Adobe Photoshop Celebrates 25 Years: Its Impact, Evolution And Influence

Photoshop is a quarter of a century old today. That's actually a ripe old age for a tech company considering Google is only fifteen, Facebook just turned 11 and the newly $19 billion valued Snapchat is not yet four years old. Photoshop started out as an excuse to procrastinate. Instead of finishing his PhD in 1988, founder Thomas Knoll began building some image processing tools for his kid brother who worked in digital effects at Industrial Light and Magic. Two years later, Adobe had bought the software and Photoshop 1.0 shipped on Feb. 19, 1990.

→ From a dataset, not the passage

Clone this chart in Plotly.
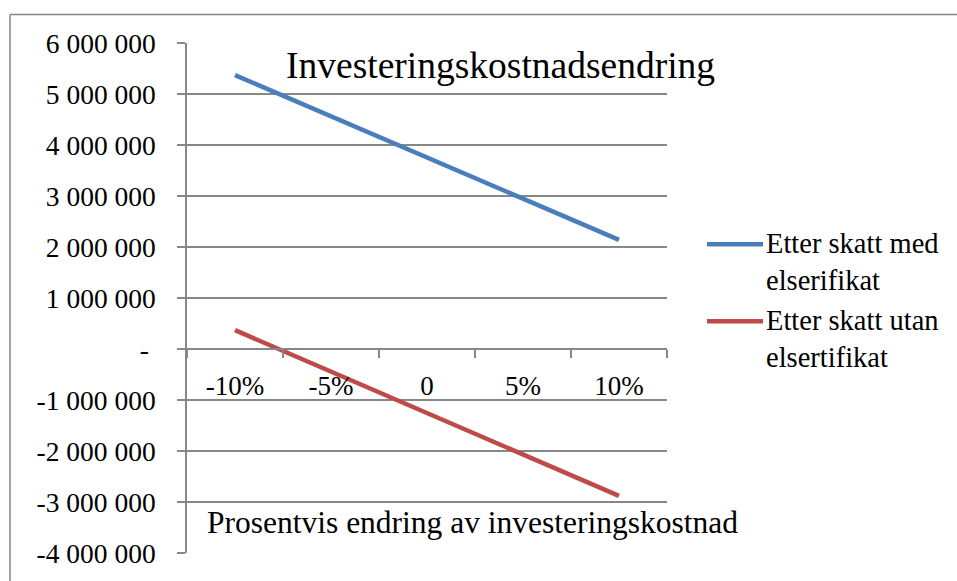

The software has proved remarkably resilient to changes in the tech landscape over the last 25 years. Its first customers were manipulating images taken on film and it has survived the rise of the Web, the onset of digital photography and has most recently has had to change its business model to compete with free photo editing apps like Instagram.

These days, users pay a smaller monthly subscription fee to access Photoshop rather than having to shell out for the pricey software up front. This change, which began in 2011, represents a significant risk for the company. The bottom line has already taken a hit as the revenues from larger purchases have disappeared. Net income declined 65% in 2013 and fell another 13% in 2014. However, Photoshop has now grown its subscriber base to 3.5 million users and if these customers are retained annually the annual revenues look set to soon match the $3 billion raised from upfront purchases back in 2011.

Perhaps its rarest achievement has been to become a verb in the English language in the same way as Google or Xerox. This has largely come about as the result of 'photoshopped' fake images that abound on the internet. Arguably, the most famous example is the spectacular image of a great white shark jumping out of the San Francisco bay at a military helicopter. It was part of a hoax email purporting to be the winner of the National Geographic Photo of the Year prize as far back as 2001. It is of course fake and is the result of splicing together a U.S. military training operation in San Francisco bay and a shark hunting seals in South Africa.